→ Instructions to follow
Transcribe all of the material exactly, except for its pictures.
======
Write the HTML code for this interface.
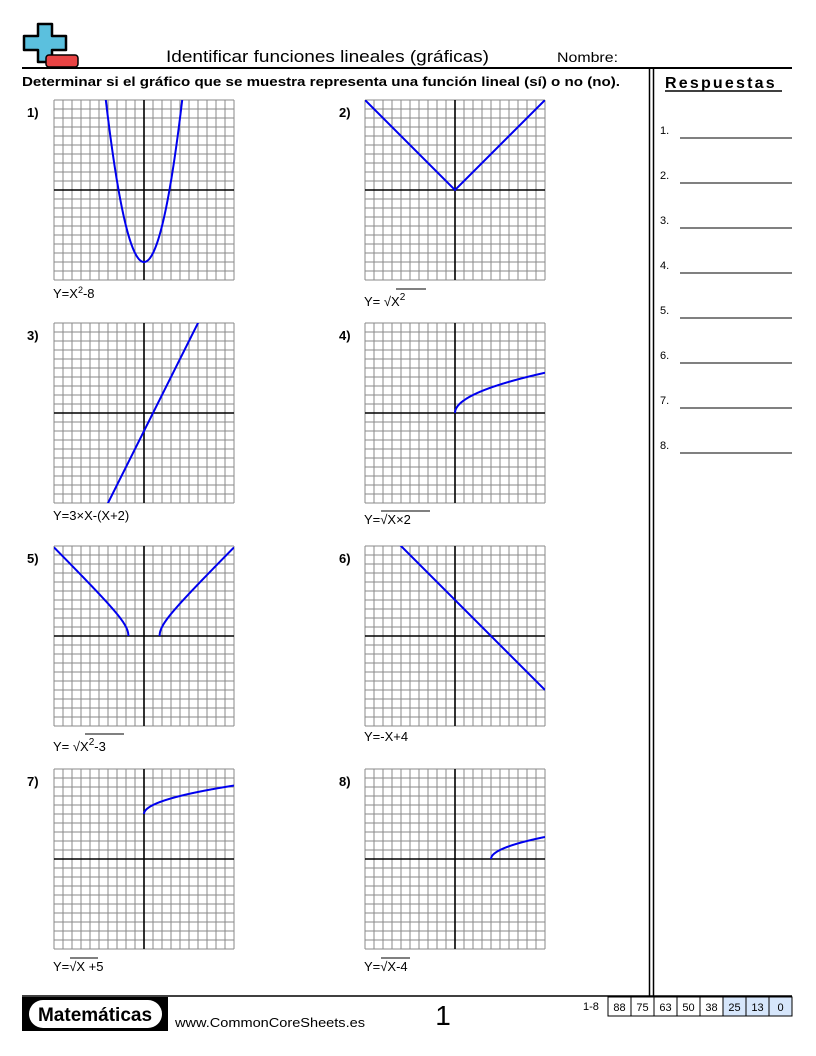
<!DOCTYPE html>
<html><head><meta charset="utf-8"><style>
body{margin:0;background:#fff;}
svg{display:block;font-family:"Liberation Sans",sans-serif;}
</style></head><body>
<svg id="s" width="816" height="1056" viewBox="0 0 816 1056" xmlns="http://www.w3.org/2000/svg">
<rect width="816" height="1056" fill="#fff"/>
<!-- logo -->
<path d="M38 24 H52 V36 H66 V50 H52 V62 H38 V50 H24 V36 H38 Z" fill="#5bc0de" stroke="#000" stroke-width="2.5" stroke-linejoin="round"/>
<rect x="46" y="55" width="32" height="12" rx="3" fill="#e84444" stroke="#000" stroke-width="1.5"/>
<text x="166" y="62" font-size="17" textLength="323" lengthAdjust="spacingAndGlyphs">Identificar funciones lineales (gráficas)</text>
<text x="557" y="62" font-size="14" textLength="61" lengthAdjust="spacingAndGlyphs">Nombre:</text>
<line x1="22" y1="68" x2="792" y2="68" stroke="#000" stroke-width="2"/>
<text x="22" y="86" font-size="13.3" font-weight="bold" textLength="598" lengthAdjust="spacingAndGlyphs">Determinar si el gráfico que se muestra representa una función lineal (sí) o no (no).</text>
<line x1="649.5" y1="68" x2="649.5" y2="996" stroke="#000" stroke-width="1.5"/>
<line x1="653.5" y1="68" x2="653.5" y2="996" stroke="#000" stroke-width="1.5"/>
<text x="665" y="88" font-size="16" font-weight="bold" letter-spacing="2.2">Respuestas</text>
<line x1="665" y1="91" x2="782" y2="91" stroke="#000" stroke-width="1.5"/>
<g font-size="11">
<text x="660" y="134">1.</text><text x="660" y="179">2.</text><text x="660" y="224">3.</text><text x="660" y="269">4.</text>
<text x="660" y="314">5.</text><text x="660" y="359">6.</text><text x="660" y="404">7.</text><text x="660" y="449">8.</text>
</g>
<g stroke="#000" stroke-width="1">
<line x1="680" y1="138" x2="792" y2="138"/><line x1="680" y1="183" x2="792" y2="183"/><line x1="680" y1="228" x2="792" y2="228"/><line x1="680" y1="273" x2="792" y2="273"/>
<line x1="680" y1="318" x2="792" y2="318"/><line x1="680" y1="363" x2="792" y2="363"/><line x1="680" y1="408" x2="792" y2="408"/><line x1="680" y1="453" x2="792" y2="453"/>
</g>
<g font-size="13" font-weight="bold">
<text x="27" y="117">1)</text><text x="339" y="117">2)</text>
<text x="27" y="340">3)</text><text x="339" y="340">4)</text>
<text x="27" y="563">5)</text><text x="339" y="563">6)</text>
<text x="27" y="786">7)</text><text x="339" y="786">8)</text>
</g>
<g id="graphs"></g>
<g font-size="13">
<text x="53" y="298">Y=X<tspan dy="-5" font-size="9">2</tspan><tspan dy="5">-8</tspan></text>
<text x="364" y="306">Y=  √X<tspan dy="-6" font-size="10">2</tspan></text>
<line x1="396" y1="289" x2="426" y2="289" stroke="#000" stroke-width="1"/>
<text x="53" y="520">Y=3×X-(X+2)</text>
<text x="364" y="524">Y=√X×2</text>
<line x1="381" y1="511" x2="430" y2="511" stroke="#000" stroke-width="1"/>
<text x="53" y="751">Y=  √X<tspan dy="-6" font-size="10">2</tspan><tspan dy="6">-3</tspan></text>
<line x1="85" y1="734" x2="124" y2="734" stroke="#000" stroke-width="1"/>
<text x="364" y="741">Y=-X+4</text>
<text x="53" y="971">Y=√X  +5</text>
<line x1="70" y1="958" x2="98" y2="958" stroke="#000" stroke-width="1"/>
<text x="364" y="971">Y=√X-4</text>
<line x1="381" y1="958" x2="410" y2="958" stroke="#000" stroke-width="1"/>
</g>
<!-- footer -->
<line x1="22" y1="996" x2="792" y2="996" stroke="#000" stroke-width="1.5"/>
<rect x="22" y="997" width="146" height="34" fill="#000"/>
<rect x="29" y="1000" width="133" height="28" rx="14" fill="#fff"/>
<text x="95" y="1021" font-size="19" font-weight="bold" text-anchor="middle">Matemáticas</text>
<text x="175" y="1027" font-size="13" textLength="190" lengthAdjust="spacingAndGlyphs">www.CommonCoreSheets.es</text>
<text x="443" y="1025" font-size="28" text-anchor="middle">1</text>
<text x="583" y="1010" font-size="11">1-8</text>
<g id="score" font-size="11"></g>
</svg>
<script>
var NS="http://www.w3.org/2000/svg";
function el(t,a,p){var e=document.createElementNS(NS,t);for(var k in a)e.setAttribute(k,a[k]);(p||document.getElementById('graphs')).appendChild(e);return e;}
var fns=[
 [54,100,function(x){return x*x-8},-10,10],
 [365,100,function(x){return Math.abs(x)},-10,10],
 [54,323,function(x){return 2*x-2},-10,10],
 [365,323,function(x){return Math.sqrt(2*x)},0,10],
 [54,546,null],
 [365,546,function(x){return 4-x},-10,10],
 [54,769,function(x){return Math.sqrt(x)+5},0,10],
 [365,769,function(x){return Math.sqrt(x-4)},4,10]
];
fns.forEach(function(f){
 var X=f[0],Y=f[1],cx=X+90,cy=Y+90,d="";
 for(var i=0;i<=20;i++){d+="M"+(X+i*9)+" "+Y+"V"+(Y+180)+"M"+X+" "+(Y+i*9)+"H"+(X+180);}
 el('path',{d:d,stroke:'#8a8a8a',"stroke-width":1,fill:'none'});
 el('path',{d:"M"+cx+" "+Y+"V"+(Y+180)+"M"+X+" "+cy+"H"+(X+180),stroke:'#000',"stroke-width":1.6,fill:'none'});
 var cp=el('clipPath',{id:'c'+X+Y});el('rect',{x:X,y:Y,width:180,height:180},cp);
 var segs=[];
 if(f[2]){var p=[];for(var x=f[3];x<=f[4]+1e-9;x+=0.02){p.push([x,f[2](x)]);}segs.push(p);}
 else{var a=[],b=[];var r=Math.sqrt(3);
  for(var x=-10;x<=-r;x+=0.02)a.push([x,Math.sqrt(Math.max(0,x*x-3))]);a.push([-r,0]);
  b.push([r,0]);for(var x=r;x<=10.001;x+=0.02)b.push([x,Math.sqrt(Math.max(0,x*x-3))]);segs.push(a,b);}
 segs.forEach(function(p){var s="";p.forEach(function(q,i){s+=(i?"L":"M")+(cx+q[0]*9).toFixed(2)+" "+(cy-q[1]*9).toFixed(2);});
  el('path',{d:s,stroke:'#0000ee',"stroke-width":2,fill:'none',"clip-path":"url(#c"+X+Y+")"});});
});
var sc=document.getElementById('score'),vals=["88","75","63","50","38","25","13","0"];
vals.forEach(function(v,i){var x=608+i*23;
 el('rect',{x:x,y:997,width:23,height:19,fill:i>=5?'#d6e6fb':'#fff',stroke:'#000',"stroke-width":1},sc);
 var t=el('text',{x:x+11.5,y:1011,"text-anchor":"middle"},sc);t.textContent=v;});
</script>
</body></html>
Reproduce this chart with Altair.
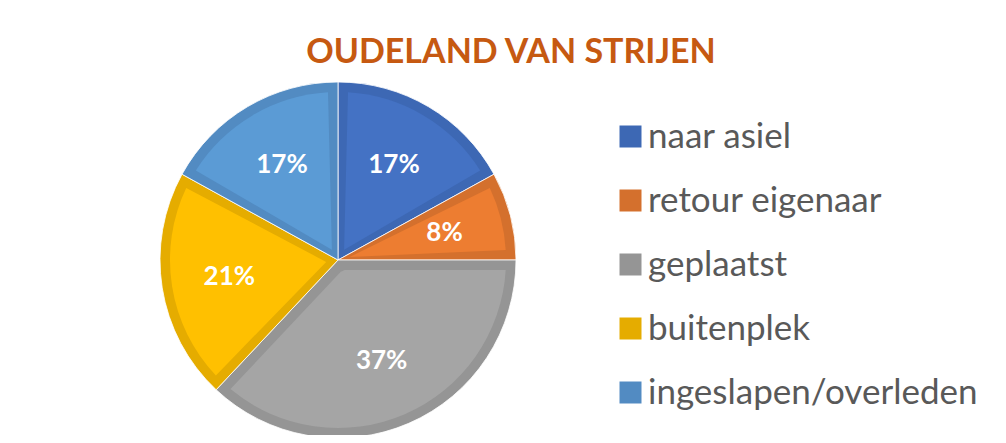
======
→ Complete output
Write the HTML code for this interface.
<!DOCTYPE html>
<html><head><meta charset="utf-8"><style>
body{margin:0;background:#fff;}
svg{display:block;font-family:"Liberation Sans",sans-serif;}
</style></head><body>
<svg id="s" width="816" height="1056" viewBox="0 0 816 1056" xmlns="http://www.w3.org/2000/svg">
<rect width="816" height="1056" fill="#fff"/>
<!-- logo -->
<path d="M38 24 H52 V36 H66 V50 H52 V62 H38 V50 H24 V36 H38 Z" fill="#5bc0de" stroke="#000" stroke-width="2.5" stroke-linejoin="round"/>
<rect x="46" y="55" width="32" height="12" rx="3" fill="#e84444" stroke="#000" stroke-width="1.5"/>
<text x="166" y="62" font-size="17" textLength="323" lengthAdjust="spacingAndGlyphs">Identificar funciones lineales (gráficas)</text>
<text x="557" y="62" font-size="14" textLength="61" lengthAdjust="spacingAndGlyphs">Nombre:</text>
<line x1="22" y1="68" x2="792" y2="68" stroke="#000" stroke-width="2"/>
<text x="22" y="86" font-size="13.3" font-weight="bold" textLength="598" lengthAdjust="spacingAndGlyphs">Determinar si el gráfico que se muestra representa una función lineal (sí) o no (no).</text>
<line x1="649.5" y1="68" x2="649.5" y2="996" stroke="#000" stroke-width="1.5"/>
<line x1="653.5" y1="68" x2="653.5" y2="996" stroke="#000" stroke-width="1.5"/>
<text x="665" y="88" font-size="16" font-weight="bold" letter-spacing="2.2">Respuestas</text>
<line x1="665" y1="91" x2="782" y2="91" stroke="#000" stroke-width="1.5"/>
<g font-size="11">
<text x="660" y="134">1.</text><text x="660" y="179">2.</text><text x="660" y="224">3.</text><text x="660" y="269">4.</text>
<text x="660" y="314">5.</text><text x="660" y="359">6.</text><text x="660" y="404">7.</text><text x="660" y="449">8.</text>
</g>
<g stroke="#000" stroke-width="1">
<line x1="680" y1="138" x2="792" y2="138"/><line x1="680" y1="183" x2="792" y2="183"/><line x1="680" y1="228" x2="792" y2="228"/><line x1="680" y1="273" x2="792" y2="273"/>
<line x1="680" y1="318" x2="792" y2="318"/><line x1="680" y1="363" x2="792" y2="363"/><line x1="680" y1="408" x2="792" y2="408"/><line x1="680" y1="453" x2="792" y2="453"/>
</g>
<g font-size="13" font-weight="bold">
<text x="27" y="117">1)</text><text x="339" y="117">2)</text>
<text x="27" y="340">3)</text><text x="339" y="340">4)</text>
<text x="27" y="563">5)</text><text x="339" y="563">6)</text>
<text x="27" y="786">7)</text><text x="339" y="786">8)</text>
</g>
<g id="graphs"></g>
<g font-size="13">
<text x="53" y="298">Y=X<tspan dy="-5" font-size="9">2</tspan><tspan dy="5">-8</tspan></text>
<text x="364" y="306">Y=  √X<tspan dy="-6" font-size="10">2</tspan></text>
<line x1="396" y1="289" x2="426" y2="289" stroke="#000" stroke-width="1"/>
<text x="53" y="520">Y=3×X-(X+2)</text>
<text x="364" y="524">Y=√X×2</text>
<line x1="381" y1="511" x2="430" y2="511" stroke="#000" stroke-width="1"/>
<text x="53" y="751">Y=  √X<tspan dy="-6" font-size="10">2</tspan><tspan dy="6">-3</tspan></text>
<line x1="85" y1="734" x2="124" y2="734" stroke="#000" stroke-width="1"/>
<text x="364" y="741">Y=-X+4</text>
<text x="53" y="971">Y=√X  +5</text>
<line x1="70" y1="958" x2="98" y2="958" stroke="#000" stroke-width="1"/>
<text x="364" y="971">Y=√X-4</text>
<line x1="381" y1="958" x2="410" y2="958" stroke="#000" stroke-width="1"/>
</g>
<!-- footer -->
<line x1="22" y1="996" x2="792" y2="996" stroke="#000" stroke-width="1.5"/>
<rect x="22" y="997" width="146" height="34" fill="#000"/>
<rect x="29" y="1000" width="133" height="28" rx="14" fill="#fff"/>
<text x="95" y="1021" font-size="19" font-weight="bold" text-anchor="middle">Matemáticas</text>
<text x="175" y="1027" font-size="13" textLength="190" lengthAdjust="spacingAndGlyphs">www.CommonCoreSheets.es</text>
<text x="443" y="1025" font-size="28" text-anchor="middle">1</text>
<text x="583" y="1010" font-size="11">1-8</text>
<g id="score" font-size="11"></g>
</svg>
<script>
var NS="http://www.w3.org/2000/svg";
function el(t,a,p){var e=document.createElementNS(NS,t);for(var k in a)e.setAttribute(k,a[k]);(p||document.getElementById('graphs')).appendChild(e);return e;}
var fns=[
 [54,100,function(x){return x*x-8},-10,10],
 [365,100,function(x){return Math.abs(x)},-10,10],
 [54,323,function(x){return 2*x-2},-10,10],
 [365,323,function(x){return Math.sqrt(2*x)},0,10],
 [54,546,null],
 [365,546,function(x){return 4-x},-10,10],
 [54,769,function(x){return Math.sqrt(x)+5},0,10],
 [365,769,function(x){return Math.sqrt(x-4)},4,10]
];
fns.forEach(function(f){
 var X=f[0],Y=f[1],cx=X+90,cy=Y+90,d="";
 for(var i=0;i<=20;i++){d+="M"+(X+i*9)+" "+Y+"V"+(Y+180)+"M"+X+" "+(Y+i*9)+"H"+(X+180);}
 el('path',{d:d,stroke:'#8a8a8a',"stroke-width":1,fill:'none'});
 el('path',{d:"M"+cx+" "+Y+"V"+(Y+180)+"M"+X+" "+cy+"H"+(X+180),stroke:'#000',"stroke-width":1.6,fill:'none'});
 var cp=el('clipPath',{id:'c'+X+Y});el('rect',{x:X,y:Y,width:180,height:180},cp);
 var segs=[];
 if(f[2]){var p=[];for(var x=f[3];x<=f[4]+1e-9;x+=0.02){p.push([x,f[2](x)]);}segs.push(p);}
 else{var a=[],b=[];var r=Math.sqrt(3);
  for(var x=-10;x<=-r;x+=0.02)a.push([x,Math.sqrt(Math.max(0,x*x-3))]);a.push([-r,0]);
  b.push([r,0]);for(var x=r;x<=10.001;x+=0.02)b.push([x,Math.sqrt(Math.max(0,x*x-3))]);segs.push(a,b);}
 segs.forEach(function(p){var s="";p.forEach(function(q,i){s+=(i?"L":"M")+(cx+q[0]*9).toFixed(2)+" "+(cy-q[1]*9).toFixed(2);});
  el('path',{d:s,stroke:'#0000ee',"stroke-width":2,fill:'none',"clip-path":"url(#c"+X+Y+")"});});
});
var sc=document.getElementById('score'),vals=["88","75","63","50","38","25","13","0"];
vals.forEach(function(v,i){var x=608+i*23;
 el('rect',{x:x,y:997,width:23,height:19,fill:i>=5?'#d6e6fb':'#fff',stroke:'#000',"stroke-width":1},sc);
 var t=el('text',{x:x+11.5,y:1011,"text-anchor":"middle"},sc);t.textContent=v;});
</script>
</body></html>
Reproduce this chart with Altair.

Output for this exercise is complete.